Gestern ist ein Flugzeug in den französischen Alpen abgestürzt. Im Wikipedia Café, wo über alles und jeden geredet wird, meldet sich der User Informationswiedergutmachung zu Wort, um 18:12 [jetzt: Archiv]. Seine Überschrift: "Gaffertourismus der Poltitiker". Der Text:
"Als wenn es nicht schon schlimm genug wäre, dass ein Flugzeug abstürzt, nein, es müssen da auch noch die Damen und Herren Politiker einen Abstecher hin machen. Was wollen die da? Peinlicher Politikertourismus für nix und wieder nix, außer für die Show."
Um 18:14 fügt derselbe User hinzu:
"Und sowas ist die Spitze der Widerlichkeit: +++ Liveticker +++ zum Absturz: wir zeigen ihnen die Toten, exklusiv bei BILD? Neeee, in der ARD. Pfui deibel."
"Und sowas ist die Spitze der Widerlichkeit: +++ Liveticker +++ zum Absturz: wir zeigen ihnen die Toten, exklusiv bei BILD? Neeee, in der ARD. Pfui deibel."
Und jemand mit einer IP ausgewiesen fügt schreibt mit Uhrzeit 18:47:
"Stimmt, das ist pervers. Im Straßenverkehr sterben in Deutschland jede Woche 70 Menschen. Kein Politiker fährt hin und kein Liveticker tickt. Bringt halt wenig Leser/Zuschauer und wenig PR. Warum ist der Hype bei Flugzeugabstürzen eigentlich so groß? Weil viele an einem Ort sterben? Oder weil gleichzeitig noch ein großes Flugzeug zerstört wird?"
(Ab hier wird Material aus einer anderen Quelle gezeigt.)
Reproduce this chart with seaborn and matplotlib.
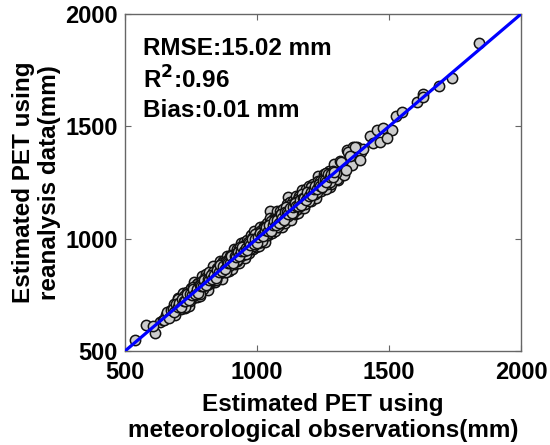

Und jemand mit Pseudonym Janka, Mann oder Frau, erklärt die Sache um 19:02 so:
"Weil's so selten ist. Die Medien sind angespannt, warten alle, wann sie endlich von "Terroristen" sprechen dürfen. Oder den Putin verantwortlich machen. Oder sonstwelchen Käse."
Dann ist, jedenfalls vorläufig, vielleicht auch weiterhin, Schluss.
Was lässt sich noch dazu sagen? Es gibt menschliche Instinkte. Manche sind gut, wie Mitgefühl und Mittrauern mit anderen. Andere sind weniger gut, vielleicht ambivalent. Wer nicht wissen will, was für ein Unglück einem anderen zugestoßen ist, ist erst einmal herzlos. Eine solche Desinteressiertheit ist keine Tugend und sie kommt auch selten vor. Wenn er oder sie zuviel wissen will, kann das Sensationsgier sein. Wenn Aktion hinzukommt Katastrophentourismus im Zweifelsfall. Ein sehr schwerer Unfall an der Autobahn? Leute fahren hin und schauen sich die Sache mit wohligem Gruseln an. Nicht so gut.
Dann gibt es die weitere Untugend, des Sich-über-andere-Erhebens. Reflexartig. Gaffertourismus der Politiker. Ja, die Politiker sind eine sehr beliebte Zielscheibe. Oder die ARD, weil offiziell und mit der Frage zu versehen: "Was selbst du, ARD?" Und natürlich der gemeine Mensch, BILD-Leser im Zweifelsfall, der überall nur Terrorsmus wittert.
Es ist ein wenig wie jüngst zu den Kabarettisten angemerkt: Auf die anderen herabschauen, alles besser wissen, andere runtermachen, sich für einen besseren Menschen halten und das auch zum Ausdruck bringen. Das alles ist auch nicht gerade fein. Ich jedenfalls glaube, dass von gewählten Politikern angesichts eines großen Unglücks Äußerungen verlangt werden. Ich erwarte das von der Bundeskanzlerin, dem Bundespräsidenten, dem Außenminister und auch vom Bürgermeister von Haltern. Auch dass sie, die Politiker in hoher Position, im Zweifelsfall ihre Termine absagen und zu einer Unglücksstelle hinfahren. Politiker-Bashing ist ein zu wohlfeiler Sport geworden, nicht nur bei den Kabarettisten. Und das mit der ARD? Das konnte ich nirgendwo lesen und nirgendwo finden. War es Auslegungssache? Ich hätte das gerne überprüft. Weil ich's nicht glauben kann. Sclicht schon allein deshalb, weil zu diesem Zeitpunkt niemand so etwas sagen bzw. zeigen konnte. Und dumm -- so dumm sind sie nicht, die bei der ARD.